Миг великого откровения пролетел; он еще помнил, как это было. Но не сделал попытки остановить мгновение. Он понимал, что сам является его частью, а не наоборот. Что он целиком в его власти...
Посидев еще немного, Шевек встал, пошатываясь, прошелся по комнате и зажег свет. Потом снова немного побродил по комнате, касаясь то корешка книги, то абажура настольной лампы и радуясь, что вернулся к этим знакомым предметам, вернулся в свой собственный мир, ибо в ТОТ краткий миг различия между Анарресом и Уррасом были для него не более значимы, чем различия между двумя песчинками на морском берегу. ТАМ не существовало непреодолимых пропастей, нерушимых стен, тюрем и ссылки. ТАМ он увидел основы Вселенной, и основы эти были прочны!
Он прошел в спальню, двигаясь несколько неуверенно, и одетым, как был, упал на постель. Потом долго лежал, закинув руки за голову и заранее планируя, предвкушая то одну часть предстоящей работы, то другую, охваченный торжественным и благодарным чувством, которое постепенно переходило в успокоение, в мирные мечты, в сон...
Он проспал десять часов подряд. И проснулся, четко представляя себе те уравнения, которые способны будут выразить его концепцию интервала. Он сразу бросился к письменному столу и погрузился в работу. Днем у него была лекция в Университете, он прочитал ее, потом пообедал в столовой, поговорил с коллегами о погоде, о войне и еще о чем-то, интересном для них... Если они и заметили в Шевеке некую перемену, то он об этом не узнал, потому что, если честно, практически не замечал их. Вернувшись к себе, он тут же снова принялся за дело.
На Уррасе в сутках было двадцать часов. В течение восьми дней Шевек проводил за письменным столом от двенадцати до шестнадцати часов ежедневно, а иногда еще думал, бродя по комнате и устремив свои светлые глаза за окно, где сияло яркое весеннее солнце, или мерцали звезды, или плыла в небесах покрытая бурыми пятнами, ущербная сейчас луна — Анаррес.

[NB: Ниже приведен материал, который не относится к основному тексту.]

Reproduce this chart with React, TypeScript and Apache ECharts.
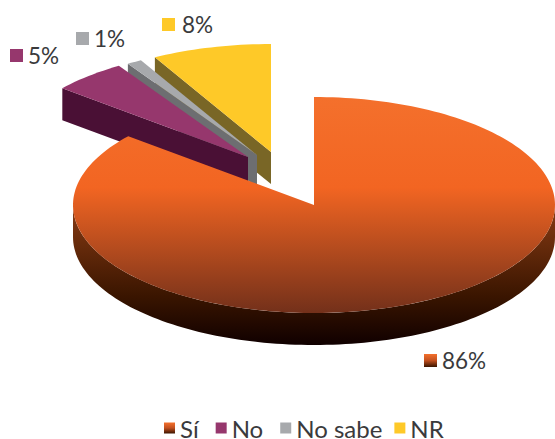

Утром, как всегда принеся завтрак в спальню, Эфор обнаружил, что хозяин распростерт полуодетый на кровати, глаза его закрыты, и он, видимо, во сне говорит что-то на неведомом языке. Эфор поставил поднос и разбудил Шевека. Тот мгновенно вскочил и тут же, еще шатаясь, бросился в другую комнату к письменному столу, который был абсолютно пуст — ни листка бумаги. Тогда Шевек включил компьютер и уставился на экран: все наработанное было стерто. Он застыл, точно его сильно ударили по голове, но он еще не осознал обрушившегося на него удара. Эфор поспешил уложить его в постель и заявил:
— Да у вас ведь жар, господин Шевек! Вызвать врача?
— Ни в коем случае!
— Вы уверены, господин Ше?..
— Абсолютно! И никого сюда не впускайте. Скажите, что я болен.
— Ну уж тогда-то они наверняка приведут врача. Я лучше скажу, что вы все еще работаете. Им это будет приятно.
— И заприте, пожалуйста, дверь, когда будете выходить из дома, — попросил его Шевек. Его тело, его «непрозрачная плоть», не выдержало такой нагрузки; он на ногах не держался от усталости; его терзала тревога, непонятная раздражительность. Он опасался Пае, Ойи, полиции — всего о чем он слышал и читал, понимая лишь наполовину. То, что он знал о тайной полиции, вдруг живо и страшно всплыло в его памяти; так бывает, когда человек, осознав, что действительно болен, начинает вспоминать каждое слово, которое когда-либо слышал или читал о раке. Он в каком-то лихорадочном отчаянии посмотрел на Эфора.